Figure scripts
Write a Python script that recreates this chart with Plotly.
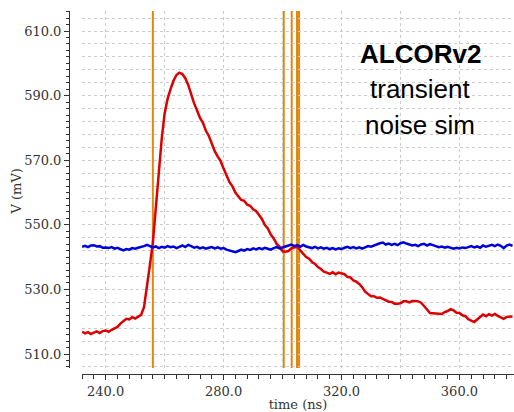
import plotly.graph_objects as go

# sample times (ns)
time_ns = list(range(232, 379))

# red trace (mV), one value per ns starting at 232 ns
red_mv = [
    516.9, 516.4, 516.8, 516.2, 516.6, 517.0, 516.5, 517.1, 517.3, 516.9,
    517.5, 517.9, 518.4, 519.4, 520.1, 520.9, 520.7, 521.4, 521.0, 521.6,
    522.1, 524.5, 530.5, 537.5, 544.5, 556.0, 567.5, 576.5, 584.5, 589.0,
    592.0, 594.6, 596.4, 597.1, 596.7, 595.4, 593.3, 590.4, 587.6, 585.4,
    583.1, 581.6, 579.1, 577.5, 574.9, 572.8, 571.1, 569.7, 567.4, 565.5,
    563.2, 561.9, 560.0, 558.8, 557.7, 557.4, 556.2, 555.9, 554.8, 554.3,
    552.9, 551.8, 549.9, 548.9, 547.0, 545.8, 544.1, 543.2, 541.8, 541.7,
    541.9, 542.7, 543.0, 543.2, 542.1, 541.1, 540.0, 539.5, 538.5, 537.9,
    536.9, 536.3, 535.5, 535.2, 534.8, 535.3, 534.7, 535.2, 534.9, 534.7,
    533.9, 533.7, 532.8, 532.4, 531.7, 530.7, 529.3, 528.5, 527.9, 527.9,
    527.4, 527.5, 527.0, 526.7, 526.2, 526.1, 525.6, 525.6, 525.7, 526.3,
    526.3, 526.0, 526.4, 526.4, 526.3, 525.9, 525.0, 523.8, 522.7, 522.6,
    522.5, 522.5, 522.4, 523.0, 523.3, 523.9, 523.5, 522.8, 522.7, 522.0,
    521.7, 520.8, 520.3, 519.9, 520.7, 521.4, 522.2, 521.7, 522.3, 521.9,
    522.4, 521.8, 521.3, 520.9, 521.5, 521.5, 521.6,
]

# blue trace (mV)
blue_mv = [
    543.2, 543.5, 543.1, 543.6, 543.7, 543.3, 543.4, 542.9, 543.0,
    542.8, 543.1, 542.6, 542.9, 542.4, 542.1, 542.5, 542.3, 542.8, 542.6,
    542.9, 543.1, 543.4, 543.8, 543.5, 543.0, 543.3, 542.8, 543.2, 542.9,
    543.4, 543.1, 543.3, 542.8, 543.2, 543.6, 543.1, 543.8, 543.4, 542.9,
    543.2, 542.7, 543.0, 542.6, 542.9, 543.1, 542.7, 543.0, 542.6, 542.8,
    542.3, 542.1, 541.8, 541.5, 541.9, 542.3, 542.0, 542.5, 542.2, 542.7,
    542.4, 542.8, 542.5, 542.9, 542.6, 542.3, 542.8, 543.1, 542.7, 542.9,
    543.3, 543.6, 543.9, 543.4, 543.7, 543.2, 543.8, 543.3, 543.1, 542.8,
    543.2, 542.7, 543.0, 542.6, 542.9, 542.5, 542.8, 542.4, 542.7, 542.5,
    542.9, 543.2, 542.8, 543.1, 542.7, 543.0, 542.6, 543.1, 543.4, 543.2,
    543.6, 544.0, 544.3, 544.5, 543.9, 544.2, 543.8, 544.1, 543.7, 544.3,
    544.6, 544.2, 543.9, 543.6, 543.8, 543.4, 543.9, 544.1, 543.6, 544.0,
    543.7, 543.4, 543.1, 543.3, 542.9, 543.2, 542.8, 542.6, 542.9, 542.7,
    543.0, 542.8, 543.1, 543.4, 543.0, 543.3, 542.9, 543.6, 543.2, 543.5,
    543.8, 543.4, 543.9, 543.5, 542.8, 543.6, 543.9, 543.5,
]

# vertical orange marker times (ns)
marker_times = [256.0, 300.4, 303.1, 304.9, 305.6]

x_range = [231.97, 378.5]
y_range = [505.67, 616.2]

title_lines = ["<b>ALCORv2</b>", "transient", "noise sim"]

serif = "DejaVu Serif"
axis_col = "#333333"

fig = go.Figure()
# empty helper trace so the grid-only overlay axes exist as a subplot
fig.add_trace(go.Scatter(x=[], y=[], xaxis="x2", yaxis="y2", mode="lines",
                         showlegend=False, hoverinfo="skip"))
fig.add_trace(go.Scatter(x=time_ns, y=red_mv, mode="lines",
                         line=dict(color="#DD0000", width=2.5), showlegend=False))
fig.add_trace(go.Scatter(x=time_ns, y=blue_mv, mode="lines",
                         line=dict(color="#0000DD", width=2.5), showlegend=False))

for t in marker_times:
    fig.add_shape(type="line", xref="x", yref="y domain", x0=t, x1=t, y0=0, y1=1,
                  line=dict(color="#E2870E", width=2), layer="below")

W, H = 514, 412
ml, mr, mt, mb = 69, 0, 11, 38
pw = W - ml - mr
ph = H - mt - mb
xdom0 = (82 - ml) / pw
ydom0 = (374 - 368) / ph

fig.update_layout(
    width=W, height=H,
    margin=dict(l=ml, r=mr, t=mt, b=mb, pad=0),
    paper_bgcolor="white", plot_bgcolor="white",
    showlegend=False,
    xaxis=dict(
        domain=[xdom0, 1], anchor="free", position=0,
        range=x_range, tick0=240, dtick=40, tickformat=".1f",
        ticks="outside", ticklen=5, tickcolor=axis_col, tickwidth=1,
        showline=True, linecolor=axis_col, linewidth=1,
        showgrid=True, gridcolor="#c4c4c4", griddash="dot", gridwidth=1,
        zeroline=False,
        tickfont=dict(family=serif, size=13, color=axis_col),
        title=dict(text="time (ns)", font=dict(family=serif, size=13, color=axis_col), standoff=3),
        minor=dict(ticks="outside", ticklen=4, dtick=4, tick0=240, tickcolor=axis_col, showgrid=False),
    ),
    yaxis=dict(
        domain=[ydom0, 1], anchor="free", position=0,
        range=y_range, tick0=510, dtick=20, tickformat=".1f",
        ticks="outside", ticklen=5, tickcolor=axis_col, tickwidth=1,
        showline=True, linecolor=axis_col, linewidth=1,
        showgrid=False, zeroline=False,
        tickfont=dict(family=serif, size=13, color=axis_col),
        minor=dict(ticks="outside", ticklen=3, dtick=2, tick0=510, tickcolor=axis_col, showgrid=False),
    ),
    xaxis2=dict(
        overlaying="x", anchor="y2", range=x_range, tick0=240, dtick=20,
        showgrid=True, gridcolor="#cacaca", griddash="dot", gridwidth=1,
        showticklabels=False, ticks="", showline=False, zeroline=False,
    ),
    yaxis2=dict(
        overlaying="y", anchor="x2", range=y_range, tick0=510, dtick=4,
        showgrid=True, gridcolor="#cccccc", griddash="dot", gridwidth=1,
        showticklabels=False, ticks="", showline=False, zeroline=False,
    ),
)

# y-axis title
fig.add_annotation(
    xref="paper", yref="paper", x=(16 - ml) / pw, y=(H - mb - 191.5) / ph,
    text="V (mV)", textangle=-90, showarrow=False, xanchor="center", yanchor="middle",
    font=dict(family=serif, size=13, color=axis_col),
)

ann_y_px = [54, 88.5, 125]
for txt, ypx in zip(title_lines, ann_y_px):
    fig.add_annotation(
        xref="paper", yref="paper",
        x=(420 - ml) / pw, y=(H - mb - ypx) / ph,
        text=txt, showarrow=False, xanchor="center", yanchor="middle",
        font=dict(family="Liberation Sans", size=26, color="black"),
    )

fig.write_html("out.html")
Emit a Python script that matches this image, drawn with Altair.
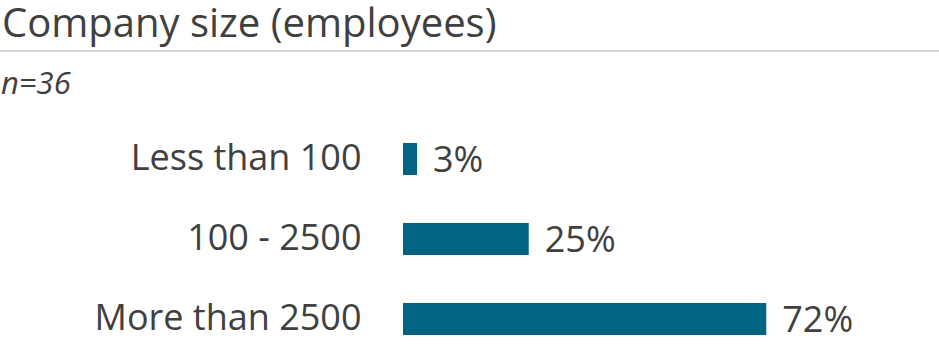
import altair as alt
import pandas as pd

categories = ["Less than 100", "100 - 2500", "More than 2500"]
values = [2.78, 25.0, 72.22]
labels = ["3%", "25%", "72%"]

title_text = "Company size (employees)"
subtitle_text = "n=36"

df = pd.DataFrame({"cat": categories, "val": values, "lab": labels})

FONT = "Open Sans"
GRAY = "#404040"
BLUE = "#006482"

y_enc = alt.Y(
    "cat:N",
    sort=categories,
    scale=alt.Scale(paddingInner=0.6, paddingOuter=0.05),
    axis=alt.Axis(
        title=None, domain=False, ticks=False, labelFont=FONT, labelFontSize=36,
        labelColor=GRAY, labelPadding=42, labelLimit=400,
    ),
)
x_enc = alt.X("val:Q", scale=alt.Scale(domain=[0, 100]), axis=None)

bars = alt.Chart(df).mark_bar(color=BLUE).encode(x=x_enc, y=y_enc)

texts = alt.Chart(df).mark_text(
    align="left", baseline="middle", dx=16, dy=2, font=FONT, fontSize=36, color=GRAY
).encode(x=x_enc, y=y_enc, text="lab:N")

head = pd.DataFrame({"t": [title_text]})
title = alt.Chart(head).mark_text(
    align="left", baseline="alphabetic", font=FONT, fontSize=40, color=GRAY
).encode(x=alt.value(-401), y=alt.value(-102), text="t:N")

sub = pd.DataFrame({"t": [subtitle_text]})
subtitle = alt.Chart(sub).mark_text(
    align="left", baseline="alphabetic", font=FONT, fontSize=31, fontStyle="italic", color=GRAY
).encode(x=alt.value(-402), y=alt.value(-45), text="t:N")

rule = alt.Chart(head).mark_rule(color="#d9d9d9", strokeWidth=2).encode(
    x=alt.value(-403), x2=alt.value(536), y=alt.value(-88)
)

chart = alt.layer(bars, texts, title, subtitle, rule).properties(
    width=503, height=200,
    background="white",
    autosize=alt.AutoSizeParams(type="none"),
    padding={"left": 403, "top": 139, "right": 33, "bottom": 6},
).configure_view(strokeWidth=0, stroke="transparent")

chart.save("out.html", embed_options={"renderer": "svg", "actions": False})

Exercise requirements
Only lines belong in the copy: transcribe those from the start of the data through the line that contains "time_ns = list(range(232, 379))", and skip the pictures.

Output
Write a Python script that recreates this chart with Plotly.
import plotly.graph_objects as go

# sample times (ns)
time_ns = list(range(232, 379))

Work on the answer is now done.